Sandy 30 Oct 2012 Obama FEMA 2
U.S. President Barack Obama asks a question during a FEMA briefing about Hurricane Sandy as it threatens the East Coast, at FEM.A. Reuters

With President Obama moving to hasten the federal government's response to Hurricane Sandy, assessment firms are predicting the storm's cost will reach into the double-digit billions.

Obama swiftly moved to facilitate the flow of aid to states that were heavily battered by the storm, in part by declaring New Jersey, New York and Connecticut “major disaster areas.” In a conference call with reporters, Federal Emergency Management Agency Director Craig Fugate called the president's decision to so designate New York and New Jersey while the storm was still ongoing “extraordinary.”

“Generally we do more thorough assessments and it often times will take longer," Fugate said.

President Obama's declaration means that homeowners and business owners in those states can apply directly for aid. He has also issued "emergency declarations" for several other states that allow FEMA to help oversee relief efforts and make those states eligible with a minimum of $5 million in federal support.

A FEMA spokesperson said the agency was focused on responding to the storm and had not yet studied how much the cleanup would cost. But firms that calculate disaster costs for the insurance industry were projecting a hefty price tag.

AIR Worldwide said that insured losses could total between $7 billion and $15 billion, while Eqecat said that insured losses would mount to between $5 billion and $10 billion.

FEMA has up to $11.3 billion to spend on disaster relief in 2012, thanks to the Budget Control Act's mechanism for allocating disaster response funding. FEMA has about $7 billion it can begin spending, with the rest available if Congress authorizes it.

As the relief process unfolds, the magnitude of Sandy's destruction all but ensures complex and litigious efforts to work out insurance claims. Home insurance companies cover wind damage, while FEMA handles flood damage claims through its National Flood Insurance Programs.
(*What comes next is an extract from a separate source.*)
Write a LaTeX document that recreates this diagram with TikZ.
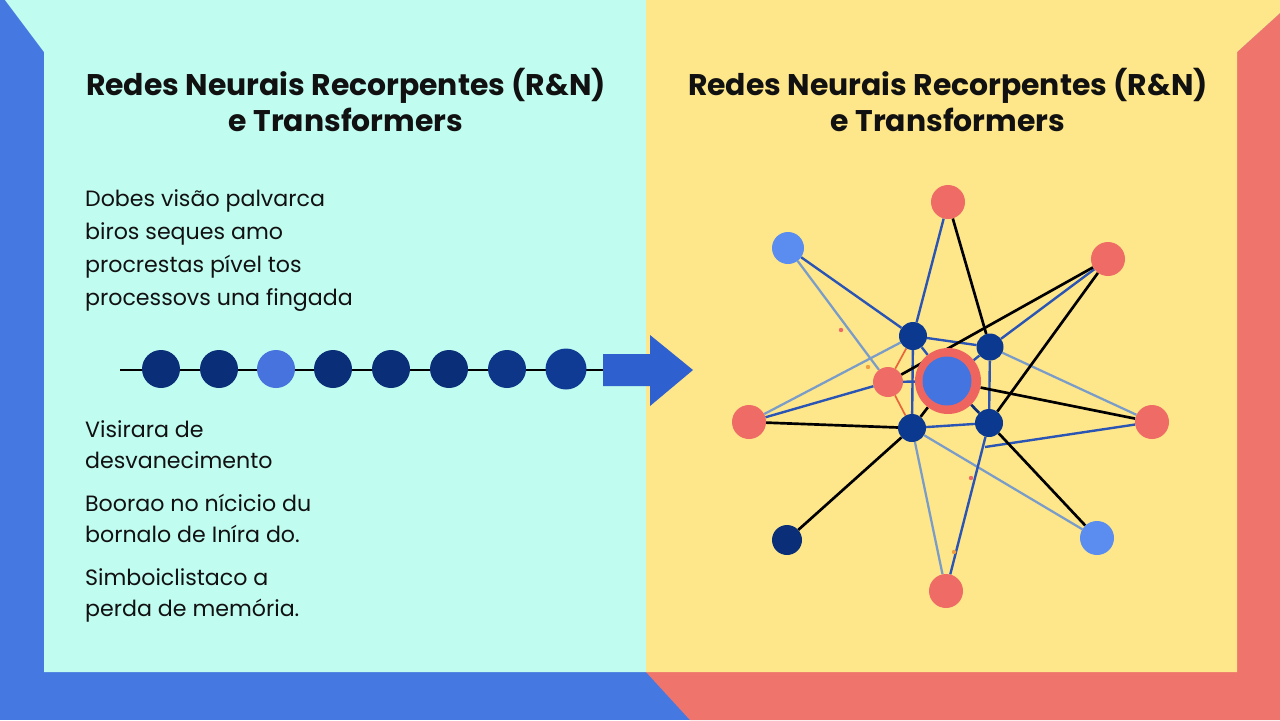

Determining whether damages came from water or from wind is a complex process, one that relies in part on piecing together a chronology of which hit first. Claims related to damages from Hurricane Katrina took years to settle.

In a Tuesday press release, FEMA said that it had deployed more than 1,900 workers to handle the response to Sandy. Their responsibilities include conducting search and rescue operations, helping to remove debris and working to restore power. As of Tuesday morning, the agency had distributed more than 645,000 liters of water, 560,000 meals and thousands more blankets and cots to two naval bases in New Jersey and Massachusetts.